Let's see how the algorithm works for the following graph:

The weights of the edges range from $1$ to $5$, so we will start considering the ones whose weight is $1$. There are 5 such edges: $\{0, 1\}, \{1, 3\}, \{2, 3\}, \{4, 7\}$ and $\{8, 11\}$. If we start to repeatedly include these edges to the current spanning tree, none will produce a cycle. So, all of them have to be added to the spanning tree:

Next, we need to consider all the edges whose weight is $2$. These are $\{0, 2\}, \{8, 9\}$and $\{9, 12\}$. If we include the edge $\{0, 2\}$ to the current spanning tree, it will produce a cycle, therefore it cannot be used. The remaining edges won't give a cycle, so we will add them to the current spanning tree:

Then, we will try to add the edges with the weight of $3$ in the following order: $\{3, 4\}, \{6, 7\}, \{3, 6\}, \{6, 10\}, \{12, 13\}$ and $\{11, 12\}$. The first two edges can be added to the current spanning tree. But after that, the edge $\{3, 6\}$ cannot be used, since it produces a cycle. Then the edges $\{6, 10\}$ and $\{12, 13\}$ can be successfully added too, but the edge $\{11, 12\}$ cannot, because it gives a cycle. After all these edges are processed, we will get the following:

The edges with the weight of $4$ are $\{2, 5\}, \{5, 6\}$ and $\{9, 10\}$. The first edge can be added to the current spanning tree since it does not produce a cycle. The second one cannot be used because it gives a cycle $2-5-6-7-4-3-2$. The last one does not give a cycle, so we will add it to the tree. Finally, we will get the following:

Hurray, since there are no edges that can be added to the current spanning tree, we are done! The minimum spanning tree consists of $13$ edges and has the weight $1 + 1 + 1 + 1 + 1 + 2 + 2 + 3 + 3 + 3+ 3 + 4 + 4 = 29$.

The complexity analysis

It is important not only to know the complexity of the algorithm but also to understand how it can be assessed.

Assume that a graph $G$ has $V$ nodes and $E$ edges. Then, to find a minimum spanning tree in $G$, we first need to sort all the edges of $G$, which requires $O(E\ log E)$ operations. Next, starting with an empty spanning tree, we need to consider the sorted edges and repeatedly add one that does not produce a cycle in the current tree. For the example above, we checked whether an edge produces a cycle by simply looking at the graph. However when implementing the algorithm using a programming language, one needs to use some data structure for it. Now we need to include more implementation details to complete the analysis.

To check whether adding an edge produces a cycle, you may use the following approach: store an array $A$ of size $V$ where $A[i]$ is the number of a component the node $i$ belongs to. Initially, all the nodes belong to different components (for example, $A[i] = i$).
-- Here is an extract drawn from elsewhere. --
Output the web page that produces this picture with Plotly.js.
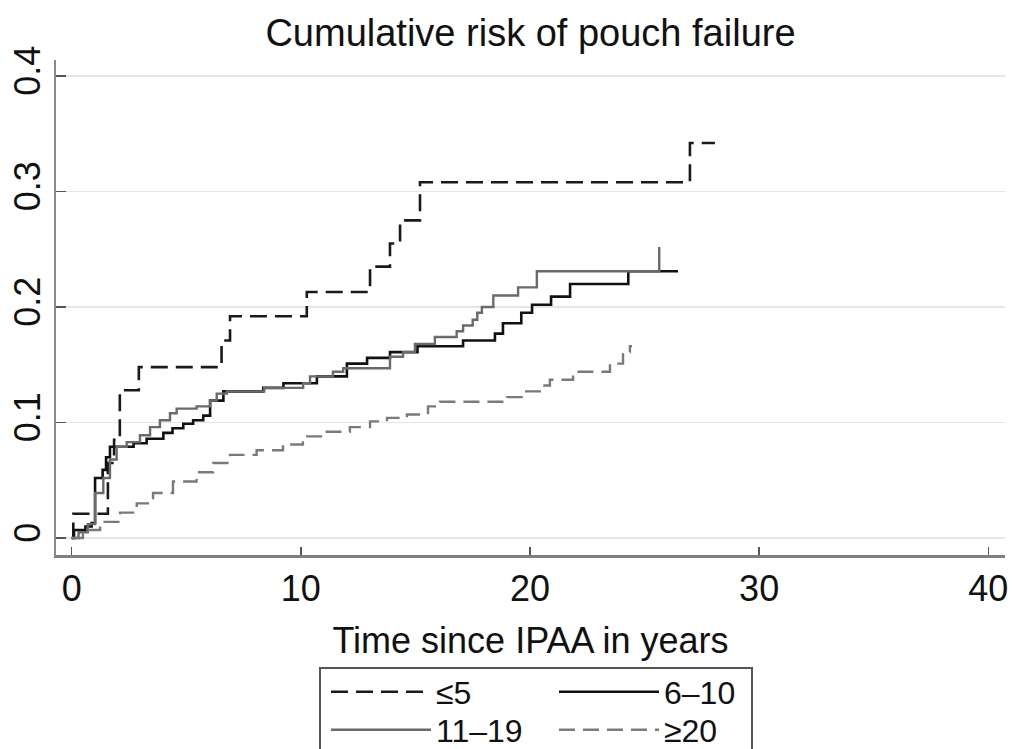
<!DOCTYPE html>
<html><head><meta charset="utf-8">
<script src="https://cdn.plot.ly/plotly-3.0.1.min.js"></script>
<style>html,body{margin:0;padding:0;background:#fff}</style>
</head><body><div id="chart" style="width:1012px;height:749px"></div>
<script>
// Group labels (age at diagnosis)
const groupNames = ['≤5', '6–10', '11–19', '≥20'];

// ≤5 : step times (years) and cumulative risk after each step
const t_le5 = [0, 0.07, 1.58, 1.85, 2.10, 2.93, 6.54, 6.91, 10.26, 13.02, 13.89, 14.33, 15.20, 26.98, 28.07];
const v_le5 = [0, 0.021, 0.065, 0.085, 0.128, 0.148, 0.171, 0.192, 0.213, 0.235, 0.255, 0.275, 0.308, 0.342, 0.342];

// 6–10
const t_6to10 = [0, 0.10, 0.60, 0.87, 1.02, 1.35, 1.50, 1.67, 2.70, 3.27, 4.00, 4.40, 4.87, 5.30, 5.74, 6.04, 6.62, 8.36, 9.24, 10.70, 12.01, 12.89, 13.89, 15.09, 17.08, 18.47, 18.82, 19.62, 20.09, 20.92, 21.75, 24.29, 26.46];
const v_6to10 = [0, 0.007, 0.010, 0.013, 0.052, 0.059, 0.070, 0.079, 0.082, 0.086, 0.091, 0.095, 0.099, 0.102, 0.106, 0.119, 0.127, 0.130, 0.134, 0.140, 0.151, 0.156, 0.161, 0.166, 0.171, 0.177, 0.186, 0.195, 0.202, 0.209, 0.220, 0.231, 0.231];

// 11–19
const t_11to19 = [0, 0.30, 0.70, 1.02, 1.38, 1.67, 1.96, 2.40, 2.98, 3.42, 3.85, 4.29, 4.58, 5.45, 6.04, 6.33, 6.77, 8.40, 10.10, 10.40, 11.40, 11.85, 13.89, 14.46, 14.98, 15.85, 16.80, 17.08, 17.50, 17.70, 17.90, 18.40, 19.48, 20.30, 25.64];
const v_11to19 = [0, 0.005, 0.012, 0.039, 0.052, 0.068, 0.079, 0.083, 0.089, 0.096, 0.102, 0.108, 0.112, 0.114, 0.119, 0.125, 0.127, 0.130, 0.134, 0.140, 0.144, 0.147, 0.157, 0.161, 0.168, 0.174, 0.179, 0.184, 0.189, 0.195, 0.200, 0.210, 0.217, 0.231, 0.252];

// ≥20
const t_ge20 = [0, 0.49, 1.24, 2.11, 2.84, 3.55, 4.42, 5.45, 6.17, 6.91, 8.07, 9.22, 10.09, 11.13, 12.14, 13.02, 13.76, 14.63, 15.55, 16.07, 19.00, 19.70, 20.52, 20.87, 21.88, 23.49, 24.06, 24.36, 24.45];
const v_ge20 = [0, 0.007, 0.014, 0.022, 0.030, 0.039, 0.049, 0.057, 0.065, 0.072, 0.076, 0.081, 0.088, 0.092, 0.096, 0.101, 0.104, 0.107, 0.114, 0.118, 0.122, 0.127, 0.132, 0.137, 0.144, 0.151, 0.161, 0.166, 0.166];

const xTicks = [0, 10, 20, 30, 40];
const yTicks = [0, 0.1, 0.2, 0.3, 0.4];
const yTickText = ['0', '0.1', '0.2', '0.3', '0.4'];

const W = 1012, H = 749, ML = 56, MR = 7, MT = 60, MB = 194;
const PW = W - ML - MR, PH = H - MT - MB;
const px2x = p => (p - ML) / PW;
const py2y = p => (H - MB - p) / PH;

const FONT = 'Liberation Sans, Arial, Helvetica, sans-serif';

const traces = [
  {x: t_le5, y: v_le5, name: groupNames[0], legend: 'legend',
   line: {color: '#1a1a1a', width: 2.6, dash: '17px,8px', shape: 'hv'}},
  {x: t_6to10, y: v_6to10, name: groupNames[1], legend: 'legend',
   line: {color: '#111111', width: 2.6, dash: 'solid', shape: 'hv'}},
  {x: t_11to19, y: v_11to19, name: groupNames[2], legend: 'legend2',
   line: {color: '#6a6a6a', width: 2.4, dash: 'solid', shape: 'hv'}},
  {x: t_ge20, y: v_ge20, name: groupNames[3], legend: 'legend2',
   line: {color: '#7a7a7a', width: 2.4, dash: '16px,8px', shape: 'hv'}}
].map(tr => Object.assign({type: 'scatter', mode: 'lines', hoverinfo: 'skip'}, tr));

const legendCommon = {
  orientation: 'h', xanchor: 'left', yanchor: 'middle',
  itemwidth: 100, entrywidth: 113, entrywidthmode: 'pixels',
  font: {family: FONT, size: 32, color: '#111'},
  bgcolor: 'rgba(0,0,0,0)', borderwidth: 0, traceorder: 'normal'
};

const layout = {
  width: W, height: H,
  margin: {l: ML, r: MR, t: MT, b: MB, autoexpand: false},
  paper_bgcolor: '#fff', plot_bgcolor: '#fff',
  font: {family: FONT, size: 36, color: '#111'},
  title: {text: 'Cumulative risk of pouch failure', font: {family: FONT, size: 38, color: '#111'},
          x: 0.5, xref: 'paper', xanchor: 'center', y: 1 - 33 / H, yref: 'container', yanchor: 'middle'},
  showlegend: true,
  legend: Object.assign({}, legendCommon, {x: px2x(326), y: py2y(692)}),
  legend2: Object.assign({}, legendCommon, {x: px2x(326), y: py2y(730)}),
  xaxis: {
    range: [-0.685, 40.73], tickmode: 'array', tickvals: xTicks, ticktext: xTicks.map(String),
    ticks: 'inside', ticklen: 8, tickwidth: 1.5, tickcolor: '#555',
    showline: true, linecolor: '#7f7f7f', linewidth: 3, showgrid: false, zeroline: false,
    tickfont: {family: FONT, size: 36, color: '#111'},
    title: {text: 'Time since IPAA in years', font: {family: FONT, size: 36, color: '#111'}, standoff: 20},
    fixedrange: true
  },
  yaxis: {
    range: [-0.0147, 0.4139], tickmode: 'array', tickvals: yTicks, ticktext: yTickText,
    ticks: 'inside', ticklen: 10, tickwidth: 1.5, tickcolor: '#555', tickangle: -90,
    showline: true, linecolor: '#8a8a8a', linewidth: 2,
    showgrid: true, gridcolor: '#e6e6e6', gridwidth: 1.5, zeroline: false,
    tickfont: {family: FONT, size: 36, color: '#111'},
    fixedrange: true
  },
  shapes: [{type: 'rect', xref: 'paper', yref: 'paper',
            x0: px2x(320), x1: px2x(752), y0: py2y(668), y1: py2y(770),
            line: {color: '#555', width: 2}, fillcolor: 'rgba(0,0,0,0)'}]
};

Plotly.newPlot('chart', traces, layout, {displayModeBar: false, staticPlot: true});
</script></body></html>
When we want to add an edge $\{i, j\}$ to the current spanning tree, we may check whether the nodes are in different components by comparing their numbers $A[i]$ and $A[j]$. After adding a new edge, we need to update the array $A$. For example, if $A[i] = a$ and $A[j] = b$ we may iterate through the array and substitute all $b$ by $a$ thereby uniting components. For instance, let's consider the following small graph. Initially, every vertex lies in its own component:

Now, just like in the example, let's look through the edges, ordered by their weights. We have 2 edges with the weight 1: $\{1, 2\}$ and $\{3, 4\}$. Both pairs of vertices $1$ and $2$, $3$ and $4$ lie in different components, so both edges can be added to our tree without creating a cycle. The components will change in the following way:

The last vertex – 4 – can be connected with the rest of the nodes either by adding the edge $\{1, 4\}$ or $\{2, 4\}$. Let's choose the edge $\{2, 4\}$. After adding it to our spanning tree, the first and third components are united:

Since any spanning tree in $G$ contains $V-1$ edges, the total number of updates is no more than $V \cdot (V-1) = O(V^2)$ and therefore the total running time is $O(E\ log E + V^2)$. However, to store and unite components, one may use a more sophisticated data structure called a disjoint set, which can decrease the running time to $O(E\ log E)$.

Pseudocode

Even though the algorithm may not seem too complicated, it is still more convenient to use code instead of performing it manually. So, the pseudocode for the Kruskal's algorithm may look like this:

class Kruskal:  
  function find_tree(graph):  
    edges = sorted(graph.edges) 
    components = [] 
    tree_edges = [] 

    // initializing the array of the components' numbers 
    for i in [1, length(graph)]:  
      components.add(i) 

    for edge in edges:  
      // skip if the vertices, connected by the edge, lie in the same component 
      if (components[edge.start] == components[edge.end]) then 
        continue 

      // otherwise, unite the components and add the edge to the tree 
      update_components(components, edge.start, edge.end) 
      tree_edges.add(edge) 

    return tree_edges 

  function update_components(components, start, end): 
    for i in [1, length(components)]: 
      // uniting the components 
      if (components[i] == components[start]) then 
        components[i] = components[end] 

Conclusion

To sum up, let's go through the main points about the Kruskal's algorithm:

• It is used to find the minimum spanning tree of the graph.
• It is a greedy algorithm.
• It starts with an empty spanning tree and repeatedly adds an edge with the smallest weight that does not produce a cycle in the current tree.
• The complexity of the algorithm is $O(E\ log E + V^2)$, that can be reduced to $O(E\ log E)$ with the use of a more sophisticated data structure – a disjoint set.